How long does a business valuation for a divorce take?
The timeline varies greatly, but a typical valuation takes anywhere from 60 to 120 days from the time the expert receives all the necessary financial documents. Complex cases can take longer.
Can't we just use the value on our business tax return?
No. The value of assets for tax purposes is often very different from their fair market value. A tax return is prepared for the IRS, not to determine what a willing buyer would pay for the business. Relying on tax documents alone will almost certainly result in an inaccurate valuation.
What is the "valuation date"?
This is the specific date "as of" which the business is valued. It's an important strategic decision. Common valuation dates include the date of separation, the date the divorce was filed, or a date close to the trial. Your attorney will help you determine the most advantageous date for your situation.
Getting the Right Help is Non-Negotiable
Navigating a divorce involving a business is not a do-it-yourself project. The financial stakes are simply too high. A successful outcome depends on having the right team on your side. You need an experienced Connecticut divorce attorney who understands the nuances of business valuation cases and a qualified financial expert who can provide a credible and defensible valuation.

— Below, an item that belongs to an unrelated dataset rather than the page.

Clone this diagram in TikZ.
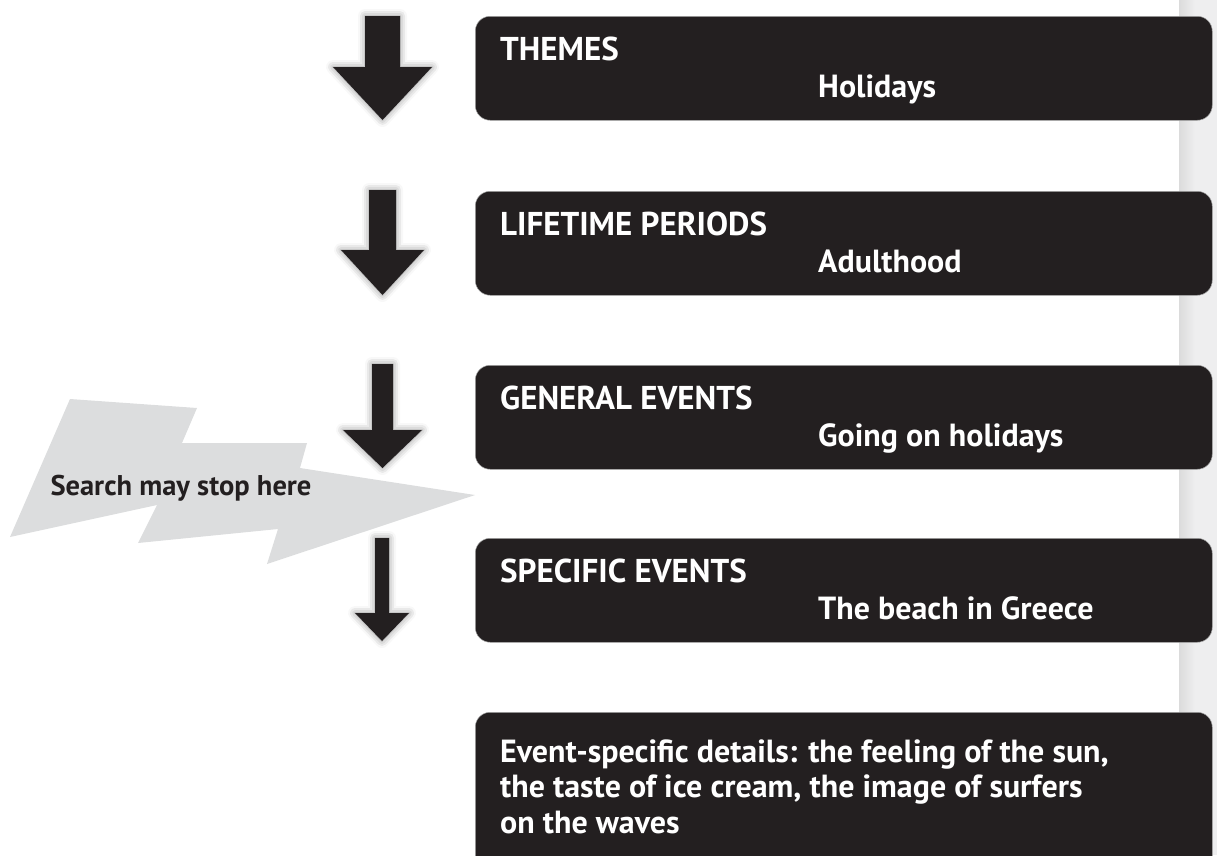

Your attorney will protect your legal rights, manage the discovery process, and advocate for you in negotiations or in court. Your valuation expert will provide the objective financial analysis needed to ensure the business asset is handled fairly.
Conclusion
The process of business valuation in a Connecticut divorce can feel daunting, but it is a manageable and necessary step toward securing your financial future. By understanding that your business is a marital asset subject to equitable distribution, and by engaging the right professionals to guide you through the structured valuation process, you can move forward with confidence. Remember that the goal is fairness, and a proper valuation is the foundation for achieving it. With the right support, you can protect your interests and begin to build the next chapter of your life.